Press Release

Latin American Economists Call on Policymakers to Stay the Course on Fighting Inflation, Propose Reforms to Complement Central Banks' Actions

November 16, 2022


Jeremy Gaines, Center for Global Development: ; +1 (202) 416-4058

Diego Laje for CGD:; +1 (301) 637-7773

IMF and Other Multinational Organizations Urged to Explore Debt Buybacks for Emerging Markets

WASHINGTON, DC – The Latin American Committee on Macroeconomic and Financial Issues (CLAAF, by its Spanish acronym) today praised the central banks of Brazil, Mexico, Chile and Peru for taking swift and aggressive action to address growing inflation – and urged them to stay the course, as conquering inflation will be crucial to spur economic growth in the months ahead. In fact, these countries, along with Colombia, Uruguay, Paraguay, Costa Rica and the Dominican Republic, recognized the persistence of inflation well before the U.S. Federal Reserve, the experts said.
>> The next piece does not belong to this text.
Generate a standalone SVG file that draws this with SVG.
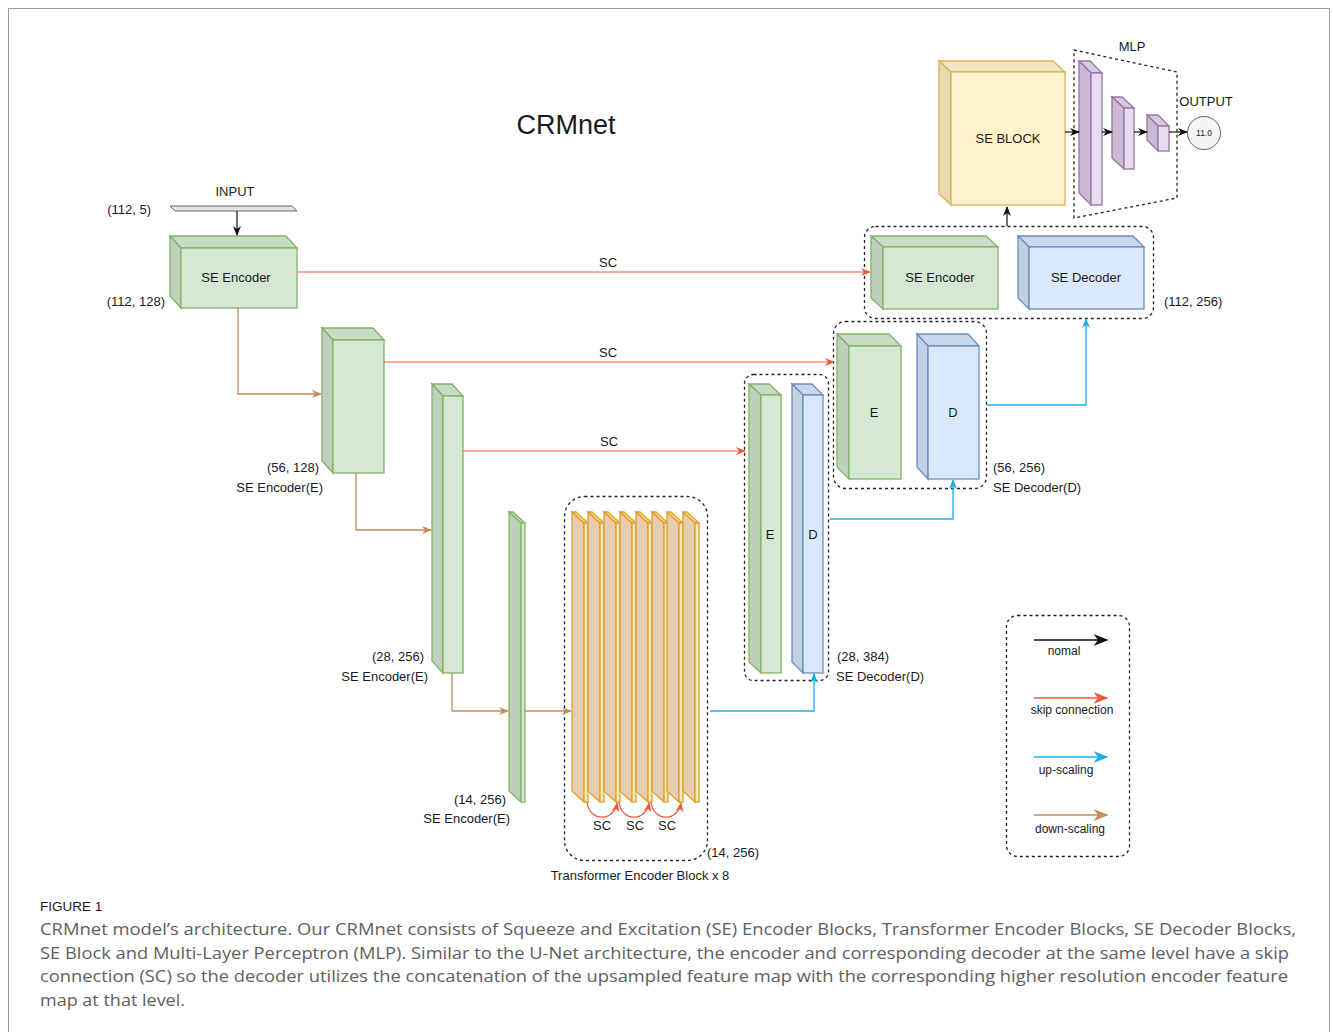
<svg xmlns="http://www.w3.org/2000/svg" width="1333" height="1032" viewBox="0 0 1333 1032">
<defs>
<style>
text{font-family:"Liberation Sans",Arial,sans-serif;fill:#1a1a1a}
.lb{font-size:13px}
.sm{font-size:12px}
.g .f{fill:#d5e8d4;stroke:#82b366;stroke-width:1.3}
.g .t{fill:#c7dbc6;stroke:#82b366;stroke-width:1.3}
.g .s{fill:#bdd0bc;stroke:#82b366;stroke-width:1.3}
.b .f{fill:#dae8fc;stroke:#6c8ebf;stroke-width:1.3}
.b .t{fill:#c9d7ec;stroke:#6c8ebf;stroke-width:1.3}
.b .s{fill:#c1cfe3;stroke:#6c8ebf;stroke-width:1.3}
.y .f{fill:#fff2cc;stroke:#d6b656;stroke-width:1.3}
.y .t{fill:#f1e5c2;stroke:#d6b656;stroke-width:1.3}
.y .s{fill:#e6d9b5;stroke:#d6b656;stroke-width:1.3}
.p .f{fill:#e8dcee;stroke:#9673a6;stroke-width:1.3}
.p .t{fill:#d6c8dd;stroke:#9673a6;stroke-width:1.3}
.p .s{fill:#cbb9d3;stroke:#9673a6;stroke-width:1.3}
.o .f{fill:#fde5c4;stroke:#e0a21e;stroke-width:1.3}
.o .t{fill:#f3d6a8;stroke:#e0a21e;stroke-width:1.3}
.o .s{fill:#e6cdb0;stroke:#e0a21e;stroke-width:1.3}
.dash{fill:none;stroke:#222;stroke-width:1.3;stroke-dasharray:3,3}
.k{fill:none;stroke:#111;stroke-width:1.2;marker-end:url(#ak)}
.r{fill:none;stroke:#f05a3c;stroke-width:1.2;marker-end:url(#ar)}
.u{fill:none;stroke:#1eaee8;stroke-width:1.3;marker-end:url(#au)}
.d{fill:none;stroke:#c48d55;stroke-width:1.3;marker-end:url(#ad)}
.cap{font-family:"Open Sans","Liberation Sans",sans-serif;font-size:17px;fill:#606060}
</style>
<marker id="ak" viewBox="0 0 10 10" refX="9" refY="5" markerWidth="10" markerHeight="10" markerUnits="userSpaceOnUse" orient="auto"><path d="M0,1 L10,5 L0,9 L3,5 z" fill="#111"/></marker>
<marker id="ar" viewBox="0 0 10 10" refX="9" refY="5" markerWidth="10" markerHeight="10" markerUnits="userSpaceOnUse" orient="auto"><path d="M0,1 L10,5 L0,9 L3,5 z" fill="#f05a3c"/></marker>
<marker id="au" viewBox="0 0 10 10" refX="9" refY="5" markerWidth="10" markerHeight="10" markerUnits="userSpaceOnUse" orient="auto"><path d="M0,1 L10,5 L0,9 L3,5 z" fill="#1eaee8"/></marker>
<marker id="ad" viewBox="0 0 10 10" refX="9" refY="5" markerWidth="10" markerHeight="10" markerUnits="userSpaceOnUse" orient="auto"><path d="M0,1 L10,5 L0,9 L3,5 z" fill="#c48d55"/></marker>
<marker id="lk" viewBox="0 0 10 10" refX="9" refY="5" markerWidth="15" markerHeight="15" markerUnits="userSpaceOnUse" orient="auto"><path d="M0,1 L10,5 L0,9 L3,5 z" fill="#111"/></marker>
<marker id="lr" viewBox="0 0 10 10" refX="9" refY="5" markerWidth="15" markerHeight="15" markerUnits="userSpaceOnUse" orient="auto"><path d="M0,1 L10,5 L0,9 L3,5 z" fill="#f05a3c"/></marker>
<marker id="lu" viewBox="0 0 10 10" refX="9" refY="5" markerWidth="15" markerHeight="15" markerUnits="userSpaceOnUse" orient="auto"><path d="M0,1 L10,5 L0,9 L3,5 z" fill="#1eaee8"/></marker>
<marker id="ld" viewBox="0 0 10 10" refX="9" refY="5" markerWidth="15" markerHeight="15" markerUnits="userSpaceOnUse" orient="auto"><path d="M0,1 L10,5 L0,9 L3,5 z" fill="#c48d55"/></marker>
</defs>
<rect x="0" y="0" width="1333" height="1032" fill="#fff"/>
<rect x="8.5" y="8.5" width="1321" height="1040" fill="none" stroke="#9a9a9a" stroke-width="1"/>

<text x="566" y="134" text-anchor="middle" font-size="27">CRMnet</text>

<g id="input">
<polygon points="170,206 292,206 297,211 175,211" fill="#e3e3e3" stroke="#666" stroke-width="1"/>
<text class="lb" x="235" y="196" text-anchor="middle">INPUT</text>
<text class="lb" x="151" y="214" text-anchor="end">(112, 5)</text>
</g>

<g id="se-encoder-1" class="g">
<polygon class="t" points="170,236 286,236 297,248 181,248"/>
<polygon class="s" points="170,236 181,248 181,308 170,296"/>
<rect class="f" x="181" y="248" width="116" height="60"/>
<text class="lb" x="236" y="282" text-anchor="middle">SE Encoder</text>
<text class="lb" x="165" y="306" text-anchor="end">(112, 128)</text>
</g>

<g id="encoder-56" class="g">
<polygon class="t" points="322,328 373,328 384,340 333,340"/>
<polygon class="s" points="322,328 333,340 333,473 322,461"/>
<rect class="f" x="333" y="340" width="51" height="133"/>
<text class="lb" x="319" y="472" text-anchor="end">(56, 128)</text>
<text class="lb" x="323" y="492" text-anchor="end">SE Encoder(E)</text>
</g>

<g id="encoder-28" class="g">
<polygon class="t" points="432,384 452,384 463,396 443,396"/>
<polygon class="s" points="432,384 443,396 443,673 432,661"/>
<rect class="f" x="443" y="396" width="20" height="277"/>
<text class="lb" x="424" y="661" text-anchor="end">(28, 256)</text>
<text class="lb" x="428" y="681" text-anchor="end">SE Encoder(E)</text>
</g>

<g id="encoder-14" class="g">
<polygon class="t" points="509,512 513,512 525,523 521,523"/>
<polygon class="s" points="509,512 521,523 521,802 509,791"/>
<rect class="f" x="521" y="523" width="4" height="279"/>
<text class="lb" x="506" y="804" text-anchor="end">(14, 256)</text>
<text class="lb" x="510" y="823" text-anchor="end">SE Encoder(E)</text>
</g>

<g id="transformer" class="o">
<rect class="dash" x="564.5" y="496.5" width="143" height="364" rx="20"/>
<g>
<polygon class="s" points="572,512 584,523 584,802 572,791"/><polygon class="t" points="572,512 576,512 588,523 584,523"/><rect class="f" x="584" y="523" width="4" height="279"/>
<polygon class="s" points="588,512 600,523 600,802 588,791"/><polygon class="t" points="588,512 592,512 604,523 600,523"/><rect class="f" x="600" y="523" width="4" height="279"/>
<polygon class="s" points="604,512 616,523 616,802 604,791"/><polygon class="t" points="604,512 608,512 620,523 616,523"/><rect class="f" x="616" y="523" width="4" height="279"/>
<polygon class="s" points="620,512 632,523 632,802 620,791"/><polygon class="t" points="620,512 624,512 636,523 632,523"/><rect class="f" x="632" y="523" width="4" height="279"/>
<polygon class="s" points="636,512 648,523 648,802 636,791"/><polygon class="t" points="636,512 640,512 652,523 648,523"/><rect class="f" x="648" y="523" width="4" height="279"/>
<polygon class="s" points="652,512 664,523 664,802 652,791"/><polygon class="t" points="652,512 656,512 668,523 664,523"/><rect class="f" x="664" y="523" width="4" height="279"/>
<polygon class="s" points="667,512 679,523 679,802 667,791"/><polygon class="t" points="667,512 671,512 683,523 679,523"/><rect class="f" x="679" y="523" width="4" height="279"/>
<polygon class="s" points="683,512 695,523 695,802 683,791"/><polygon class="t" points="683,512 687,512 699,523 695,523"/><rect class="f" x="695" y="523" width="4" height="279"/>
</g>
<text class="lb" x="602" y="830" text-anchor="middle">SC</text>
<text class="lb" x="635" y="830" text-anchor="middle">SC</text>
<text class="lb" x="667" y="830" text-anchor="middle">SC</text>
<text class="lb" x="707" y="857">(14, 256)</text>
<text class="lb" x="640" y="880" text-anchor="middle">Transformer Encoder Block x 8</text>
</g>

<g id="level-28-decoder">
<rect class="dash" x="744.5" y="374.5" width="84" height="306" rx="9"/>
<g class="g">
<polygon class="t" points="749,384 769,384 781,395 761,395"/>
<polygon class="s" points="749,384 761,395 761,673 749,662"/>
<rect class="f" x="761" y="395" width="20" height="278"/>
</g>
<g class="b">
<polygon class="t" points="792,384 812,384 823,395 803,395"/>
<polygon class="s" points="792,384 803,395 803,673 792,662"/>
<rect class="f" x="803" y="395" width="20" height="278"/>
</g>
<text class="lb" x="770" y="539" text-anchor="middle">E</text>
<text class="lb" x="813" y="539" text-anchor="middle">D</text>
<text class="lb" x="837" y="661">(28, 384)</text>
<text class="lb" x="836" y="681">SE Decoder(D)</text>
</g>

<g id="level-56-decoder">
<rect class="dash" x="833.5" y="321.5" width="153" height="167" rx="12"/>
<g class="g">
<polygon class="t" points="837,334 889,334 901,346 849,346"/>
<polygon class="s" points="837,334 849,346 849,479 837,467"/>
<rect class="f" x="849" y="346" width="52" height="133"/>
</g>
<g class="b">
<polygon class="t" points="917,334 968,334 979,346 928,346"/>
<polygon class="s" points="917,334 928,346 928,479 917,467"/>
<rect class="f" x="928" y="346" width="51" height="133"/>
</g>
<text class="lb" x="874" y="417" text-anchor="middle">E</text>
<text class="lb" x="953" y="417" text-anchor="middle">D</text>
<text class="lb" x="993" y="472">(56, 256)</text>
<text class="lb" x="993" y="492">SE Decoder(D)</text>
</g>

<g id="level-112-decoder">
<rect class="dash" x="864.5" y="226.5" width="289" height="92" rx="11"/>
<g class="g">
<polygon class="t" points="871,236 986,236 998,247 883,247"/>
<polygon class="s" points="871,236 883,247 883,309 871,298"/>
<rect class="f" x="883" y="247" width="115" height="62"/>
</g>
<g class="b">
<polygon class="t" points="1018,236 1133,236 1144,247 1029,247"/>
<polygon class="s" points="1018,236 1029,247 1029,309 1018,298"/>
<rect class="f" x="1029" y="247" width="115" height="62"/>
</g>
<text class="lb" x="940" y="282" text-anchor="middle">SE Encoder</text>
<text class="lb" x="1086" y="282" text-anchor="middle">SE Decoder</text>
<text class="lb" x="1164" y="306">(112, 256)</text>
</g>

<g id="se-block" class="y">
<polygon class="t" points="939,61 1053,61 1065,72 951,72"/>
<polygon class="s" points="939,61 951,72 951,205 939,194"/>
<rect class="f" x="951" y="72" width="114" height="133"/>
<text class="lb" x="1008" y="143" text-anchor="middle">SE BLOCK</text>
</g>

<g id="mlp">
<polygon class="dash" points="1074,50 1177,72 1177,198 1074,218"/>
<text class="lb" x="1132" y="51" text-anchor="middle">MLP</text>
<g class="p">
<polygon class="t" points="1079,61 1090,61 1102,73 1091,73"/>
<polygon class="s" points="1079,61 1091,73 1091,205 1079,193"/>
<rect class="f" x="1091" y="73" width="11" height="132"/>
<polygon class="t" points="1112,97 1122,97 1134,108 1124,108"/>
<polygon class="s" points="1112,97 1124,108 1124,169 1112,158"/>
<rect class="f" x="1124" y="108" width="10" height="61"/>
<polygon class="t" points="1147,115 1158,115 1169,126 1158,126"/>
<polygon class="s" points="1147,115 1158,126 1158,151 1147,140"/>
<rect class="f" x="1158" y="126" width="11" height="25"/>
</g>
</g>

<g id="output">
<circle cx="1204" cy="133" r="16.5" fill="#f5f5f5" stroke="#666" stroke-width="1"/>
<text x="1204" y="136" text-anchor="middle" font-size="8.5">11.0</text>
<text class="lb" x="1206" y="106" text-anchor="middle">OUTPUT</text>
</g>

<g id="connectors">
<path class="k" d="M237,211 V235"/>
<path class="k" d="M1007,226 V207"/>
<path class="k" d="M1065,132 H1079"/>
<path class="k" d="M1102,132 H1112"/>
<path class="k" d="M1134,132 H1147"/>
<path class="k" d="M1169,132 H1187"/>
<path class="d" d="M238,308 V394 H321"/>
<path class="d" d="M356,473 V530 H431"/>
<path class="d" d="M452,673 V711 H508"/>
<path class="d" d="M525,711 H571"/>
<path class="r" d="M297,272 H870"/>
<path class="r" d="M384,362 H834"/>
<path class="r" d="M463,451 H745"/>
<path class="u" d="M710,711 H814 V674"/>
<path class="u" d="M830,519 H953 V480"/>
<path class="u" d="M987,405 H1086 V319"/>
<path class="r" d="M587,802 C589,822 614,822 617,803"/>
<path class="r" d="M619,802 C621,822 646,822 649,803"/>
<path class="r" d="M651,802 C653,822 678,822 681,803"/>
<text class="lb" x="608" y="267" text-anchor="middle">SC</text>
<text class="lb" x="608" y="357" text-anchor="middle">SC</text>
<text class="lb" x="609" y="446" text-anchor="middle">SC</text>
</g>

<g id="legend">
<rect class="dash" x="1006.5" y="615.5" width="123" height="241" rx="11"/>
<path d="M1034,640 H1107" fill="none" stroke="#111" stroke-width="1.5" marker-end="url(#lk)"/>
<path d="M1034,698 H1107" fill="none" stroke="#f05a3c" stroke-width="1.5" marker-end="url(#lr)"/>
<path d="M1034,757 H1107" fill="none" stroke="#1eaee8" stroke-width="1.5" marker-end="url(#lu)"/>
<path d="M1034,815 H1107" fill="none" stroke="#c48d55" stroke-width="1.5" marker-end="url(#ld)"/>
<text class="sm" x="1064" y="655" text-anchor="middle">nomal</text>
<text class="sm" x="1072" y="714" text-anchor="middle">skip connection</text>
<text class="sm" x="1066" y="774" text-anchor="middle">up-scaling</text>
<text class="sm" x="1070" y="833" text-anchor="middle">down-scaling</text>
</g>

<g id="caption">
<text x="40" y="911" font-family="Open Sans,Liberation Sans,sans-serif" font-size="13.5" fill="#555">FIGURE 1</text>
<text class="cap" x="40" y="935" textLength="1256" lengthAdjust="spacingAndGlyphs">CRMnet model’s architecture. Our CRMnet consists of Squeeze and Excitation (SE) Encoder Blocks, Transformer Encoder Blocks, SE Decoder Blocks,</text>
<text class="cap" x="40" y="959" textLength="1249" lengthAdjust="spacingAndGlyphs">SE Block and Multi-Layer Perceptron (MLP). Similar to the U-Net architecture, the encoder and corresponding decoder at the same level have a skip</text>
<text class="cap" x="40" y="982" textLength="1248" lengthAdjust="spacingAndGlyphs">connection (SC) so the decoder utilizes the concatenation of the upsampled feature map with the corresponding higher resolution encoder feature</text>
<text class="cap" x="40" y="1006" textLength="145" lengthAdjust="spacingAndGlyphs">map at that level.</text>
</g>
</svg>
In its biannual policy analysis, the CLAAF called on Latin America’s leaders to build political consensus for reforms to reduce debt levels to ensure that national economies remain resilient without putting social safety net programs in jeopardy. The group, which is convened by the Center for Global Development and includes a number of former Latin American finance ministers and central bankers, warned that debt levels in the region had risen dangerously during the pandemic, which leaves many Latin American economies unusually exposed to financial system contagion.

As lenders assess the current volatility of global financial markets – driven by supply shocks and expansive monetary policy in high-income countries during the pandemic – the CLAAF warned that any sudden disruptions of capital flow to emerging markets could jeopardize progress. The Committee urged multilateral organizations to prioritize debt buybacks as a mechanism to reduce debt levels in emerging markets. The group recommended that the International Monetary Fund in particular consider setting aside a portion of its assistance to exclusively finance debt buybacks.

To read the Committee’s full analysis, visit: To view a recording of the media briefing, visit:

During a media briefing today, CLAAF members offered the following assessments:

“Although it’s too early to declare victory, many central banks in Latin America are credibly fighting inflation and demonstrating their independence. But risks remain elevated, and the region now needs effective fiscal management to complement central banks’ efforts,” said Liliana Rojas-Suarez, President, CLAAF and Director, Latin America Initiative, Center for Global Development; former Chief Economist for Latin America, Deutsche Bank.

“Unlike most countries’ central banks, BCB (Banco Central do Brasil) understood that the origin of inflation was a demand shock, not a supply problem. In their documents, they mention that the global production of chips, for example, had increased, as had the consumption of durable goods. This suggested that the inflation problem was not temporary and called for tight monetary policy. Accordingly, they have hiked earlier and more abruptly than the other central banks. As a result, Brazilian inflation - in particular, services prices and more inertial prices – have already started to recede,” said Laura Alfaro, former Minister of National Planning and Economic Policy, Costa Rica; Warren Albert Professor, Harvard Business School.

“We live in a period of extreme economic volatility. This calls for clear and credible policy announcements, which can only be achieved if the technical and political branches of government can show a unified front. Under these conditions, political games could be seriously counterproductive,” said Guillermo Calvo, former Chief Economist, Inter-American Development Bank; Professor, University of Columbia.

“As the COVID pandemic fades away, it is essential to tackle the record levels of public debt reached globally, but especially in emerging and developing economies. We believe that a systemic approach to this problem is necessary and the use of IMF resources in debt buybacks may strengthen the success of its lending programs and increase policy medium-term credibility,” said Pablo Guidotti, former Vice Minister of Economy, Argentina; Professor of the Government School, University of Torcuato di Tella.

“Uruguay´s fiscal policy has been textbook optimal. During the pandemic Uruguay created a Covid fund to finance exceptional outlays while reducing the structural budget deficit. Post pandemic, Uruguay aims for a social security reform that reduces implicit debt in unfunded pension liabilities, ensuring long run fiscal credibility. The recognition: at 1,5% Uruguay has the lowest EMBI spreads in Latin America,” said Ernesto Talvi, former Minister of Foreign Affairs, Uruguay; Senior Fellow, Real Instituto Elcano, Madrid, former Executive Director of CERES.

“History suggests that interest rate spikes in the United States can trigger financial instability and sudden stops in capital flows to emerging markets. Authorities in Latin America need to create liquidity buffers to ensure that does not happen again,” said Andres Velasco, former Minister of Finance, Chile; Dean of the School of Public Policy, London School of Economics, UK.